◆ **Task to complete**: Identify each line in the records below that contains the word "this", and copy it.
-- Start Provided information --
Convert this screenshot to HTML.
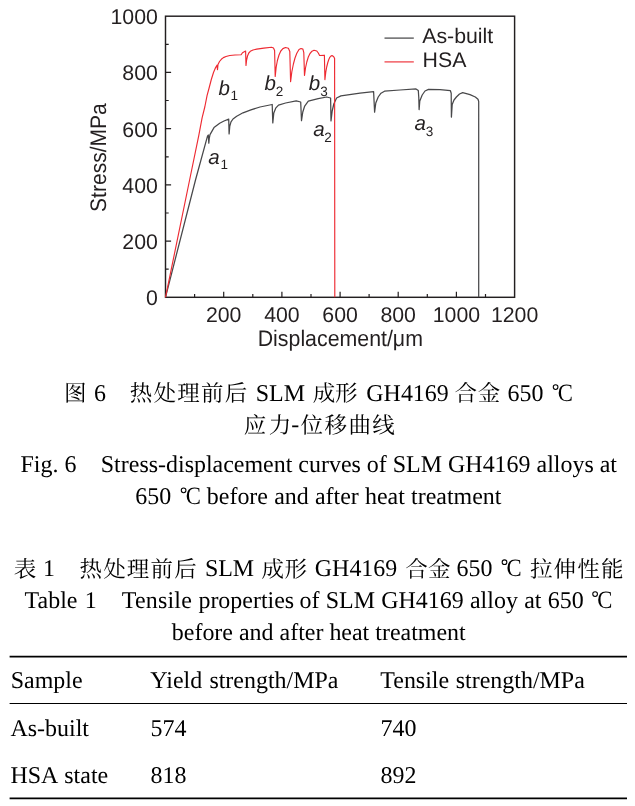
<!DOCTYPE html>
<html><head><meta charset="utf-8"><title>Fig. 6 / Table 1</title>
<style>
html,body{margin:0;padding:0;background:#fff}
body{width:635px;height:806px;position:relative;overflow:hidden;font-family:"Liberation Serif",serif}
svg{will-change:transform;text-rendering:geometricPrecision}
</style></head><body>
<svg width="635" height="806" viewBox="0 0 635 806" style="position:absolute;left:0;top:0">
<g fill="none" stroke="#231f20" stroke-width="1.45">
<rect x="165.5" y="16.2" width="349.1" height="281.1"/>
<path d="M194.6 297.3v-3.2M223.7 297.3v-5.6M252.8 297.3v-3.2M281.9 297.3v-5.6M311.0 297.3v-3.2M340.1 297.3v-5.6M369.1 297.3v-3.2M398.2 297.3v-5.6M427.3 297.3v-3.2M456.4 297.3v-5.6M485.5 297.3v-3.2M165.5 269.2h3.2M165.5 241.1h5.6M165.5 213.0h3.2M165.5 184.9h5.6M165.5 156.8h3.2M165.5 128.6h5.6M165.5 100.5h3.2M165.5 72.4h5.6M165.5 44.3h3.2" stroke-width="1.2"/>
</g>
<polyline points="165.5,297.3 195.5,180.0 207.5,136.1 208.3,135.0 208.8,143.1 209.3,138.0 210.0,134.6 214.0,127.6 219.7,123.3 224.0,121.0 228.7,119.1 229.1,133.9 229.8,126.0 231.0,121.9 233.0,119.0 236.7,116.2 243.0,112.8 250.9,109.8 260.0,107.0 272.2,104.5 272.8,122.9 273.8,113.0 275.7,108.2 278.5,105.1 285.6,103.0 296.2,100.9 300.7,102.0 301.5,120.7 302.8,112.0 304.7,106.0 308.3,101.2 318.2,98.7 326.7,97.0 330.6,98.0 331.0,120.9 332.2,111.0 333.8,104.0 336.6,98.0 340.9,95.9 360.0,93.1 373.6,91.6 374.6,112.1 375.8,103.0 378.2,97.0 381.0,93.2 384.5,91.2 400.0,90.0 416.0,88.9 418.3,90.5 418.8,98.0 419.1,109.6 419.8,101.0 422.2,95.0 425.0,91.0 428.5,89.4 440.0,89.6 450.4,90.7 451.2,93.2 451.4,117.1 452.2,104.5 454.0,100.0 456.4,97.0 459.5,94.0 462.7,92.7 470.0,94.6 475.3,97.0 478.0,99.3 478.7,101.5 478.7,297.3" fill="none" stroke="#48484a" stroke-width="1.25" stroke-linejoin="round"/>
<polyline points="165.5,297.3 189.6,180.0 198.8,135.4 202.1,117.9 204.8,107.0 207.1,95.4 209.1,88.0 211.3,79.5 213.5,72.5 215.6,67.6 217.0,65.2 217.5,69.7 218.0,64.4 219.5,61.5 221.3,59.3 223.4,57.6 226.0,56.5 229.8,55.5 235.0,55.0 241.1,54.8 242.5,52.7 245.6,51.0 246.0,65.4 246.6,60.0 247.5,56.0 248.8,53.0 250.3,51.3 253.0,50.0 256.7,49.1 263.8,48.1 271.6,47.3 273.5,48.0 274.6,50.5 275.2,76.5 276.2,67.0 277.4,60.5 279.0,55.0 280.8,51.0 282.9,48.6 285.5,47.5 288.4,48.2 289.8,51.5 290.6,81.7 291.8,72.0 293.4,64.0 295.0,58.0 296.8,53.2 299.0,49.5 301.0,48.5 302.9,49.1 303.8,52.7 304.5,75.4 305.5,68.0 306.8,62.0 308.3,57.0 310.0,53.5 312.0,51.2 314.0,50.3 316.8,51.0 318.3,53.0 319.6,55.5 324.4,55.2 324.9,79.6 325.8,72.0 326.7,67.0 327.8,62.5 328.8,59.5 329.8,57.3 330.9,56.0 332.0,55.6 333.1,56.2 334.0,57.2 334.6,58.6 334.8,297.3" fill="none" stroke="#ee2a32" stroke-width="1.15" stroke-linejoin="round"/>
<path d="M384.5 38.1H413.8" stroke="#48484a" stroke-width="1.25"/>
<path d="M384.5 61.9H413.8" stroke="#ef3e45" stroke-width="1.25"/>
<g font-family="Liberation Sans, sans-serif" fill="#231f20" font-size="21.3">
<text transform="translate(422.2 43.0) scale(1.01 1)" font-size="21.1">As-built</text>
<text transform="translate(422.6 66.5) scale(1.01 1)" font-size="21.1">HSA</text>
<text transform="translate(157.9 305.3) scale(1 1)" text-anchor="end">0</text>
<text transform="translate(157.9 249.1) scale(1 1)" text-anchor="end">200</text>
<text transform="translate(157.9 192.9) scale(1 1)" text-anchor="end">400</text>
<text transform="translate(157.9 136.6) scale(1 1)" text-anchor="end">600</text>
<text transform="translate(157.9 80.4) scale(1 1)" text-anchor="end">800</text>
<text transform="translate(157.9 24.2) scale(1 1)" text-anchor="end">1000</text>
<text transform="translate(223.7 321.9) scale(1 1)" text-anchor="middle">200</text>
<text transform="translate(281.9 321.9) scale(1 1)" text-anchor="middle">400</text>
<text transform="translate(340.1 321.9) scale(1 1)" text-anchor="middle">600</text>
<text transform="translate(398.2 321.9) scale(1 1)" text-anchor="middle">800</text>
<text transform="translate(456.4 321.9) scale(1 1)" text-anchor="middle">1000</text>
<text transform="translate(514.6 321.9) scale(1 1)" text-anchor="middle">1200</text>
<text transform="translate(340.3 346) scale(0.948 1)" text-anchor="middle" font-size="22.5">Displacement/μm</text>
<text transform="translate(105.6 157.6) rotate(-90) scale(0.934 1)" text-anchor="middle" font-size="22.5">Stress/MPa</text>
<text x="208.3" y="163.7" font-style="italic" font-size="20.5">a</text><text x="220.5" y="168.7" font-size="13.5">1</text>
<text x="218.5" y="95.2" font-style="italic" font-size="20.5">b</text><text x="230.5" y="100.2" font-size="13.5">1</text>
<text x="264.6" y="90.2" font-style="italic" font-size="20.5">b</text><text x="275.8" y="95.9" font-size="13.5">2</text>
<text x="308.8" y="90.2" font-style="italic" font-size="20.5">b</text><text x="320.3" y="95.9" font-size="13.5">3</text>
<text x="313.2" y="136" font-style="italic" font-size="20.5">a</text><text x="324.2" y="141.6" font-size="13.5">2</text>
<text x="414.5" y="130.2" font-style="italic" font-size="20.5">a</text><text x="425.8" y="135.5" font-size="13.5">3</text>
</g>
<g font-family="'Liberation Serif', 'Noto Serif CJK SC', serif" font-size="24.0" fill="#000">
<text x="75.39" y="401.40" font-size="22.54" text-anchor="middle">图</text>
<text transform="translate(94.00 400.60) scale(0.998 1)" >6</text>
<text x="141.08" y="401.40" font-size="22.54" text-anchor="middle">热</text>
<text x="164.85" y="401.40" font-size="22.54" text-anchor="middle">处</text>
<text x="188.61" y="401.40" font-size="22.54" text-anchor="middle">理</text>
<text x="212.38" y="401.40" font-size="22.54" text-anchor="middle">前</text>
<text x="236.14" y="401.40" font-size="22.54" text-anchor="middle">后</text>
<text transform="translate(255.80 400.60) scale(0.998 1)" >SLM</text>
<text x="324.04" y="401.40" font-size="22.54" text-anchor="middle">成</text>
<text x="346.23" y="401.40" font-size="22.54" text-anchor="middle">形</text>
<text transform="translate(366.30 400.60) scale(0.998 1)" >GH4169</text>
<text x="465.75" y="401.40" font-size="22.54" text-anchor="middle">合</text>
<text x="488.94" y="401.40" font-size="22.54" text-anchor="middle">金</text>
<text transform="translate(507.60 400.60) scale(0.998 1)" >650</text>
<circle cx="555.60" cy="387.10" r="2.35" fill="none" stroke="#000" stroke-width="1.05"/>
<text transform="translate(557.70 400.60) scale(0.93 1.02)" font-size="24.4">C</text>
<text x="255.11" y="432.80" font-size="22.54" text-anchor="middle">应</text>
<text x="280.03" y="432.80" font-size="22.54" text-anchor="middle">力</text>
<text transform="translate(291.30 432.00) scale(0.998 1)" >-</text>
<text x="311.70" y="432.80" font-size="22.54" text-anchor="middle">位</text>
<text x="335.68" y="432.80" font-size="22.54" text-anchor="middle">移</text>
<text x="359.66" y="432.80" font-size="22.54" text-anchor="middle">曲</text>
<text x="383.64" y="432.80" font-size="22.54" text-anchor="middle">线</text>
<text transform="translate(20.50 472.20) scale(0.998 1)" >Fig. 6</text>
<text transform="translate(100.80 472.20) scale(0.998 1)" >Stress-displacement curves of SLM GH4169 alloys at</text>
<text transform="translate(135.30 503.80) scale(0.998 1)" >650</text>
<circle cx="183.60" cy="490.30" r="2.35" fill="none" stroke="#000" stroke-width="1.05"/>
<text transform="translate(185.70 503.80) scale(0.93 1.02)" font-size="24.4">C</text>
<text transform="translate(206.80 503.80) scale(0.998 1)" style="word-spacing:0.2px">before and after heat treatment</text>
<text x="25.12" y="576.50" font-size="22.54" text-anchor="middle">表</text>
<text transform="translate(43.00 575.70) scale(0.998 1)" >1</text>
<text x="90.68" y="576.50" font-size="22.54" text-anchor="middle">热</text>
<text x="114.40" y="576.50" font-size="22.54" text-anchor="middle">处</text>
<text x="138.11" y="576.50" font-size="22.54" text-anchor="middle">理</text>
<text x="161.83" y="576.50" font-size="22.54" text-anchor="middle">前</text>
<text x="185.54" y="576.50" font-size="22.54" text-anchor="middle">后</text>
<text transform="translate(204.90 575.70) scale(0.998 1)" >SLM</text>
<text x="272.84" y="576.50" font-size="22.54" text-anchor="middle">成</text>
<text x="295.83" y="576.50" font-size="22.54" text-anchor="middle">形</text>
<text transform="translate(314.80 575.70) scale(0.998 1)" >GH4169</text>
<text x="416.55" y="576.50" font-size="22.54" text-anchor="middle">合</text>
<text x="439.34" y="576.50" font-size="22.54" text-anchor="middle">金</text>
<text transform="translate(456.60 575.70) scale(0.998 1)" >650</text>
<circle cx="504.50" cy="562.20" r="2.35" fill="none" stroke="#000" stroke-width="1.05"/>
<text transform="translate(506.60 575.70) scale(0.93 1.02)" font-size="24.4">C</text>
<text x="541.19" y="576.50" font-size="22.54" text-anchor="middle">拉</text>
<text x="564.87" y="576.50" font-size="22.54" text-anchor="middle">伸</text>
<text x="588.55" y="576.50" font-size="22.54" text-anchor="middle">性</text>
<text x="612.24" y="576.50" font-size="22.54" text-anchor="middle">能</text>
<text transform="translate(24.60 607.60) scale(0.998 1)" style="word-spacing:1.2px">Table 1</text>
<text transform="translate(121.80 607.60) scale(0.998 1)" style="letter-spacing:0.2px">Tensile</text>
<text transform="translate(198.40 607.60) scale(0.998 1)" >properties</text>
<text transform="translate(299.50 607.60) scale(0.998 1)" style="word-spacing:0.3px">of SLM</text>
<text transform="translate(381.20 607.60) scale(0.998 1)" style="word-spacing:0.3px">GH4169 alloy</text>
<text transform="translate(524.20 607.60) scale(0.998 1)" style="word-spacing:0.3px">at 650</text>
<circle cx="595.10" cy="594.10" r="2.35" fill="none" stroke="#000" stroke-width="1.05"/>
<text transform="translate(597.20 607.60) scale(0.93 1.02)" font-size="24.4">C</text>
<text transform="translate(171.80 639.60) scale(0.998 1)" >before and after heat treatment</text>
<text transform="translate(10.70 688.40) scale(0.998 1)" >Sample</text>
<text transform="translate(150.30 688.40) scale(0.998 1)" style="word-spacing:1.2px">Yield strength/MPa</text>
<text transform="translate(380.30 688.40) scale(0.998 1)" style="word-spacing:0.6px">Tensile strength/MPa</text>
<text transform="translate(10.50 736.20) scale(0.998 1)" >As-built</text>
<text transform="translate(150.60 736.20) scale(0.998 1)" >574</text>
<text transform="translate(380.60 736.20) scale(0.998 1)" >740</text>
<text transform="translate(10.50 783.20) scale(0.998 1)" style="word-spacing:1.2px">HSA state</text>
<text transform="translate(150.60 783.20) scale(0.998 1)" >818</text>
<text transform="translate(380.60 783.20) scale(0.998 1)" >892</text>
</g>
<path d="M9.6 656.6H627M9.6 798.3H627" stroke="#000" stroke-width="1.7"/>
<path d="M9.6 703.5H627" stroke="#000" stroke-width="1"/>
</svg>
</body></html>
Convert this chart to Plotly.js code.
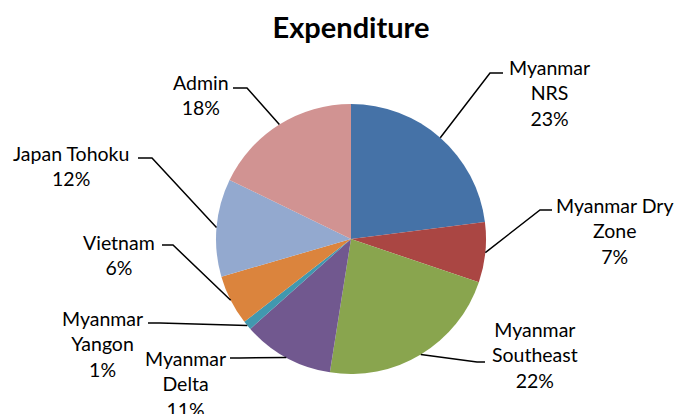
-- End Provided information --
◆ **Solution**:
Convert this screenshot to HTML.
Convert this chart to Plotly.js code.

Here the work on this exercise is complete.